In 2015, Couche-Tard announced that it would consolidate its Circle K, Statoil, Mac's and Kangaroo Express retail brands under one refreshed global banner, creating a new, global convenience brand, Circle K.

Hannasch also offered an update on that rebranding.

“The corporation's global rebranding project is now successfully complete in Scandinavia and was launched in Poland and the three Baltic countries in May,” he said. “To date, the rebranded locations both in Scandinavia and in the Baltic countries have outperformed legacy Statoil brands, taking one major risk of our fiscal year off the table. It has been a tremendous success and the team has brought lot of energy to the rebranding process.”

The company acquired Statoil Fuel & Retail in 2012. It operates a retail network across Scandinavia (Norway, Sweden, Denmark), Poland, the Baltics (Estonia, Latvia, Lithuania) and Russia with approximately 2,300 stores.

“We are more than satisfied with the results especially in Scandinavia where the brand had an over 100-year legacy, and we continue to see sales … exceed our expectations. And we’re very confident we are on track to repeat this in Eastern Europe,” Hannasch said. 

He said that more than 1,300 stores in North America and more than 1,200 stores in Europe now display the new Circle K brand.

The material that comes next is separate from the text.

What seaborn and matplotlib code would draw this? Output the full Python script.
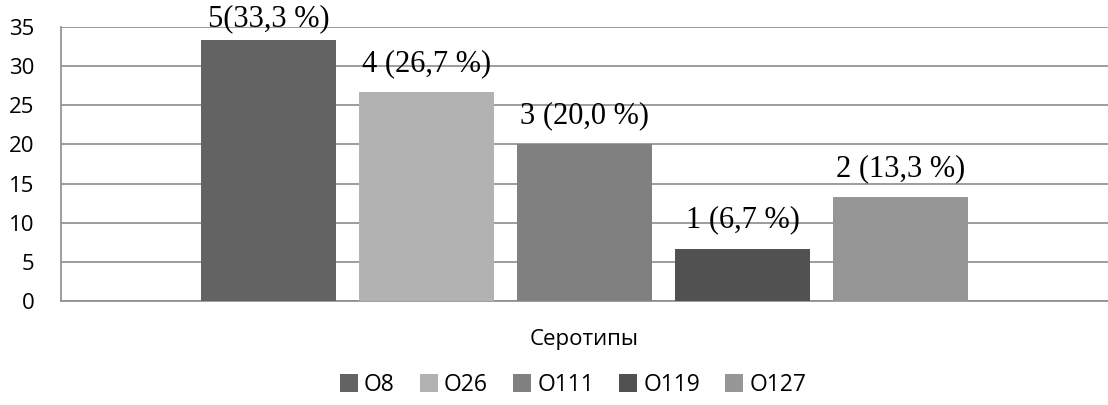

“There is no doubt the next year will continue to be dedicated to building our brand globally and to pursue the rollout of numerous sites in North America,” said Hannasch. “We are confident on the positive impact this will have on customer traffic as they become increasingly familiar with Circle K's added value to their shopping experience—to our convenient experience, our products for people on the go and our evolving and improving fuel offer.”